Иногда на пару недель Михайлов уезжал в Москву, оставляя меня "следить за порядком". Тут у меня сразу возникали трудности
Пуски проводились на полигоне Грошево, не так далеко от взлётной полосы. В хорошую погоду можно было наблюдать заход самолета на цель. Правда, пуск ракеты различить было невозможно. Проводив самолёт в воздух, вся небольшая группа заинтересованных лиц минут сорок ожидала посадки самолёта, толпясь около взлётной полосы. Всех интересовал доклад лётчика. Обычно "Геофизику" представлял технический руководитель Саша Казамаров. Рядом с ним стояли Гена Гудкин, Лев Гришин. Если пуски проходили до 11 часов, то Саша отсутствовал, он был большой любитель поспать. Разбудить рано его не мог даже Хорол, не исключая тех случаев, когда утреннее совещание вёл сам Главком.
Казамаров был вальяжен, обладал барственными замашками, не признавал ограничений жизни, считал, что сама жизнь должна была под него подстраиваться. Наверное, именно эти качества его подвели, когда, несмотря на большую общую эрудицию, опыт работы на полигоне, техническую грамотность и природный ум, ему, ставшему после смерти Хорола Главным Конструктором, не удалось сохранить КБ, так много сделавшего для советской авиации. Впрочем, в "трудно объяснимые времена всеобщей конверсии и последующей приватизации" и более мощные КБ рухнули.

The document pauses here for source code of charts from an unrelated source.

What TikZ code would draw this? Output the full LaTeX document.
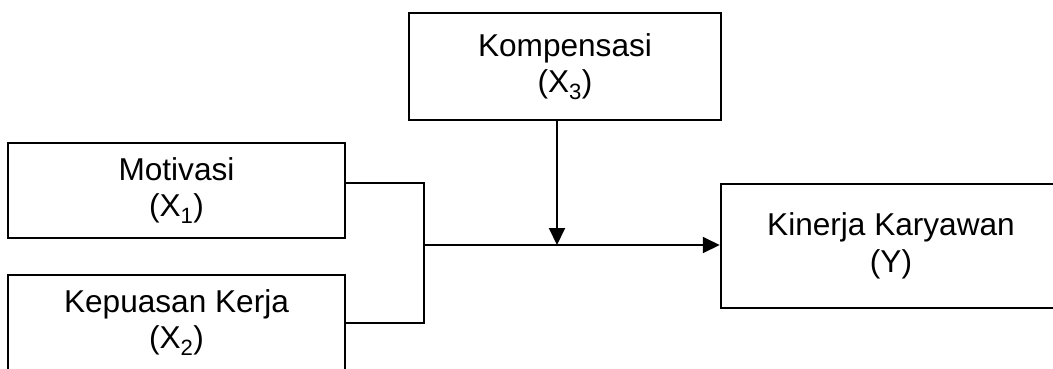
\documentclass[tikz,border=0pt]{standalone}
\usepackage{fontspec}
\setmainfont{Liberation Sans}
\usetikzlibrary{arrows.meta}
\begin{document}
\begin{tikzpicture}[x=1pt,y=-1pt,
  box/.style={draw=black, line width=2.5pt, rectangle, align=center, inner sep=0pt,
    font=\fontsize{31.6}{36.5}\selectfont},
  conn/.style={draw=black, line width=2pt},
  arr/.style={conn, -{Triangle[length=17pt,width=16pt]}}]
\useasboundingbox (0,0) rectangle (1053,368);
\clip (0,0) rectangle (1053,368);
\fill[white] (0,0) rectangle (1053,368);
\node[box, minimum width=337pt, minimum height=95pt] (X1) at (176.5,190.5) {Motivasi\\(X\textsubscript{1})};
\node[box, minimum width=337pt, minimum height=95pt] (X2) at (176.5,322.5) {Kepuasan Kerja\\(X\textsubscript{2})};
\node[box, minimum width=312pt, minimum height=107pt] (K) at (565,66.5) {Kompensasi\\(X\textsubscript{3})};
\node[box, minimum width=340pt, minimum height=124pt] (Y) at (891,246) {Kinerja Karyawan\\(Y)};
\coordinate (jt) at (424,183);
\coordinate (jb) at (424,323);
\coordinate (jm) at (424,245);
\coordinate (ka) at (557,245);
\draw[conn] (X1.east |- jt) -- (jt) -- (jb) -- (X2.east |- jb);
\draw[arr] (jm) -- (Y.west |- jm);
\draw[arr] (K.south -| ka) -- (ka);
\end{tikzpicture}
\end{document}
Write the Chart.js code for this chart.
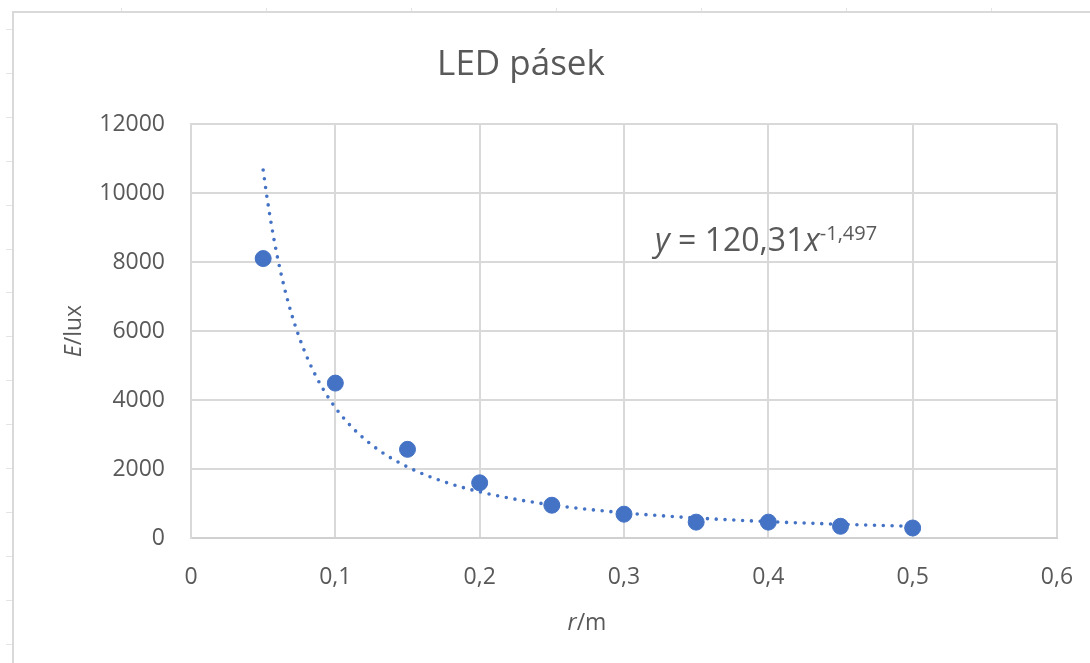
<!DOCTYPE html>
<html>
<head>
<meta charset="utf-8">
<title>LED pásek</title>
<script src="https://cdn.jsdelivr.net/npm/chart.js@4"></script>
<style>
  html, body { margin: 0; padding: 0; background: #fff; }
  #wrap { width: 1090px; height: 663px; }
</style>
</head>
<body>
<div id="wrap"><canvas id="chart" width="1090" height="663"></canvas></div>
<script>
/* LED pásek — illuminance vs distance, with power trendline */

const distances = [0.05, 0.10, 0.15, 0.20, 0.25, 0.30, 0.35, 0.40, 0.45, 0.50];
const illuminance = [8100, 4490, 2570, 1600, 950, 690, 460, 460, 340, 290];

// trendline from the label shown on the chart: y = 120,31 x^-1,497
const TREND_A = 120.31;
const TREND_B = -1.497;
const TREND_FROM = 0.05;
const TREND_TO = 0.5;

const xTicks = [0, 0.1, 0.2, 0.3, 0.4, 0.5, 0.6];
const yTicks = [0, 2000, 4000, 6000, 8000, 10000, 12000];

const TEXT = '#595959';
const GRID = '#d9d9d9';
const BLUE = '#4472c4';
const FONT = '"Open Sans", "Noto Sans", sans-serif';

const trendPoints = [];
for (let i = 0; i <= 180; i++) {
  const x = TREND_FROM + (TREND_TO - TREND_FROM) * i / 180;
  trendPoints.push({ x, y: TREND_A * Math.pow(x, TREND_B) });
}

const fmtComma = v => (v === 0 ? '0' : v.toFixed(1).replace('.', ','));

// draw a run of text pieces, some italic, starting at x
function drawRuns(ctx, runs, x, y, size) {
  let cx = x;
  runs.forEach(r => {
    const s = r.size || size;
    ctx.font = (r.italic ? 'italic ' : '') + s + 'px ' + FONT;
    ctx.fillText(r.t, cx, y - (r.rise || 0));
    cx += ctx.measureText(r.t).width;
  });
  return cx - x;
}
function runsWidth(ctx, runs, size) {
  let w = 0;
  runs.forEach(r => {
    ctx.font = (r.italic ? 'italic ' : '') + (r.size || size) + 'px ' + FONT;
    w += ctx.measureText(r.t).width;
  });
  return w;
}

const decor = {
  id: 'decor',
  beforeDraw(chart) {
    const ctx = chart.ctx;
    ctx.save();
    // sheet frame around the chart object
    ctx.strokeStyle = GRID;
    ctx.lineWidth = 2;
    ctx.beginPath();
    ctx.moveTo(13, 700);
    ctx.lineTo(13, 12);
    ctx.lineTo(1100, 12);
    ctx.stroke();
    // little row/column marks of the sheet
    ctx.lineWidth = 1;
    ctx.strokeStyle = '#e4e4e4';
    for (let y = 29; y < 663; y += 43.9) {
      ctx.beginPath(); ctx.moveTo(6, Math.round(y) + 0.5); ctx.lineTo(12, Math.round(y) + 0.5); ctx.stroke();
    }
    for (let x = 121; x < 1090; x += 145) {
      ctx.beginPath(); ctx.moveTo(Math.round(x) + 0.5, 8); ctx.lineTo(Math.round(x) + 0.5, 11); ctx.stroke();
    }
    ctx.restore();
  },
  afterDraw(chart) {
    const ctx = chart.ctx;
    ctx.save();
    ctx.fillStyle = TEXT;
    ctx.textBaseline = 'alphabetic';
    ctx.textAlign = 'left';

    // title
    ctx.font = '35px ' + FONT;
    const title = 'LED pásek';
    const tw = ctx.measureText(title).width;
    ctx.fillText(title, 521 - tw / 2, 75);

    // y axis title  E/lux
    const yRuns = [{ t: 'E', italic: true }, { t: '/lux' }];
    ctx.save();
    ctx.translate(81, 331);
    ctx.rotate(-Math.PI / 2);
    const yw = runsWidth(ctx, yRuns, 23);
    drawRuns(ctx, yRuns, -yw / 2, 0, 23);
    ctx.restore();

    // x axis title  r/m
    const xRuns = [{ t: 'r', italic: true }, { t: '/m' }];
    const xw = runsWidth(ctx, xRuns, 23);
    drawRuns(ctx, xRuns, 587 - xw / 2, 630, 23);

    // trendline equation
    const eq = [
      { t: 'y', italic: true },
      { t: ' = 120,31' },
      { t: 'x', italic: true },
      { t: '-1,497', size: 20, rise: 11 }
    ];
    drawRuns(ctx, eq, 655, 251, 32);
    ctx.restore();
  }
};

new Chart(document.getElementById('chart'), {
  type: 'scatter',
  data: {
    datasets: [
      {
        label: 'E',
        data: distances.map((x, i) => ({ x, y: illuminance[i] })),
        backgroundColor: BLUE,
        borderColor: BLUE,
        borderWidth: 1,
        pointRadius: 8,
        pointHoverRadius: 8
      },
      {
        label: 'trend',
        data: trendPoints,
        showLine: true,
        pointRadius: 0,
        borderColor: BLUE,
        borderWidth: 3.6,
        borderDash: [0, 8.8],
        borderCapStyle: 'round',
        fill: false,
        tension: 0
      }
    ]
  },
  options: {
    responsive: false,
    animation: false,
    events: [],
    layout: { padding: { left: 0, right: 33, top: 124, bottom: 0 } },
    plugins: {
      legend: { display: false },
      title: { display: false },
      tooltip: { enabled: false }
    },
    scales: {
      x: {
        type: 'linear',
        min: 0,
        max: 0.6,
        afterBuildTicks: s => { s.ticks = xTicks.map(v => ({ value: v })); },
        afterFit: s => { s.height = 125; s.paddingLeft = 0; s.paddingRight = 0; },
        grid: { color: GRID, lineWidth: 2, drawTicks: false },
        border: { color: '#d0d0d0', width: 2 },
        ticks: {
          color: TEXT,
          font: { family: FONT, size: 23 },
          padding: 26,
          callback: v => fmtComma(v)
        }
      },
      y: {
        type: 'linear',
        min: 0,
        max: 12000,
        afterBuildTicks: s => { s.ticks = yTicks.map(v => ({ value: v })); },
        afterFit: s => { s.width = 191; s.paddingTop = 0; s.paddingBottom = 0; },
        grid: { color: GRID, lineWidth: 2, drawTicks: false },
        border: { color: GRID, width: 2 },
        ticks: {
          color: TEXT,
          font: { family: FONT, size: 23 },
          padding: 26,
          callback: v => String(v)
        }
      }
    }
  },
  plugins: [decor]
});
</script>
</body>
</html>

Стайку ракетчиков возглавлял мрачный Кореньков, Главный конструктор. Его сопровождали: технический руководитель от ракетчиков - Валя Черепнин и начальник сектора Ярмолович, низенький, толстенький, светловолосый, очень живой, подвижный человек. За эту живость и вездесущность его прозвали "блуждающим сперматозоидом".